Alberto Cavalcanti (1897-1982) was a jobbing director who had worked with the industry in coalition with the avant-garde in France. He joined forces with fellow realist John Grierson in 1934. Their GPO Film Unit had just acquired its own sound recording equipment and Cavalcanti had a profound interest in experimenting with sound. Under Cavalcanti's tutelage, the whole unit involved itself in a devil-may-care parody of middle-class suburbia titled Pett and Pott; A Fairy Story of the Suburbs, for which they recorded the sound first, incorporating the picture last.








Cavalcanti continued to salvage a good deal of archived material that had been filmed without sound. The outstanding case of this would be 1935's Coal Face, which consisted of coal mining shots that had been lying around for over twenty years, Cavalcanti padded it with additional material shot by nearly everyone in the unit. The director proceeded to edit this all together with a befitting soundtrack that was based on one of W.H. Auden's poems and in accompaniment was the music of Benjamin Britten, both artists were virtually unheard of at the time. Auden was a close,personal friend of Basil Wright whose contribution to the success of a collaboration resulted in 1936's acclaimed short Night Mail.

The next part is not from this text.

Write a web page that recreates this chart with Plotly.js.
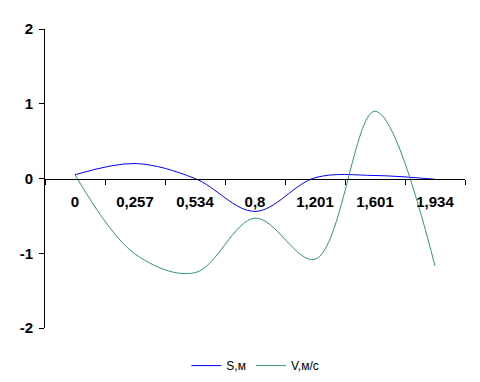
<!DOCTYPE html>
<html>
<head>
<meta charset="utf-8">
<script src="https://cdn.plot.ly/plotly-3.0.1.min.js"></script>
<style>html,body{margin:0;padding:0;background:#fff;}#chart{width:480px;height:382px;}</style>
</head>
<body>
<div id="chart"></div>
<script>
var categories = ['0', '0,257', '0,534', '0,8', '1,201', '1,601', '1,934'];
var sValues = [0.05, 0.20, 0.0, -0.44, 0.01, 0.04, -0.01];
var vValues = [0.05, -1.01, -1.26, -0.53, -1.08, 0.90, -1.17];
var yTicks = [-2, -1, 0, 1, 2];

var traces = [
  {x: categories, y: sValues, name: 'S,м', type: 'scatter', mode: 'lines',
   line: {color: '#0000FF', width: 1, shape: 'spline', smoothing: 1}},
  {x: categories, y: vValues, name: 'V,м/с', type: 'scatter', mode: 'lines',
   line: {color: '#339966', width: 1, shape: 'spline', smoothing: 1}}
];

var layout = {
  width: 480, height: 382,
  margin: {l: 45, r: 15, t: 29, b: 54, autoexpand: false},
  paper_bgcolor: '#fff', plot_bgcolor: '#fff',
  showlegend: true,
  legend: {orientation: 'h', x: 0.532, xanchor: 'center', xref: 'container',
           y: 0.005, yanchor: 'bottom', yref: 'container',
           font: {family: 'Liberation Sans, Arial, sans-serif', size: 12, color: '#000'}},
  xaxis: {
    type: 'category', range: [-0.5, 6.5], tickson: 'boundaries',
    anchor: 'free', position: 0.5,
    showline: true, linecolor: '#000', linewidth: 1,
    ticks: 'outside', ticklen: 5, tickcolor: '#000', tickwidth: 1,
    ticklabelstandoff: 9,
    showgrid: false, zeroline: false, automargin: false,
    tickfont: {family: 'Liberation Sans, Arial, sans-serif', size: 15, color: '#000', weight: 'bold'}
  },
  yaxis: {
    range: [-2, 2], tickvals: yTicks, ticktext: yTicks.map(String),
    showline: true, linecolor: '#000', linewidth: 1,
    ticks: 'outside', ticklen: 5, tickcolor: '#000', tickwidth: 1,
    ticklabelstandoff: 3,
    showgrid: false, zeroline: false, automargin: false,
    tickfont: {family: 'Liberation Sans, Arial, sans-serif', size: 15, color: '#000', weight: 'bold'}
  }
};

Plotly.newPlot('chart', traces, layout, {staticPlot: true});
</script>
</body>
</html>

The train kept-a-rollin' all night long - from 1936's seminal Night Mail


Before Night Mail, Wright had completed the breathtaking Song of Ceylon (1934). The film was interdependent on its own sound track, on which Wright worked with the composer Walter Leigh who was famous for his harpsichord concerto that was composed earlier in the year .






Of all the films of the 1930's, Night Mail was certainly the most culpable for putting the British documentary on the map. It made first-rate entertainment out of a simple overnight sojourn of a mail train en route to Glasgow from London.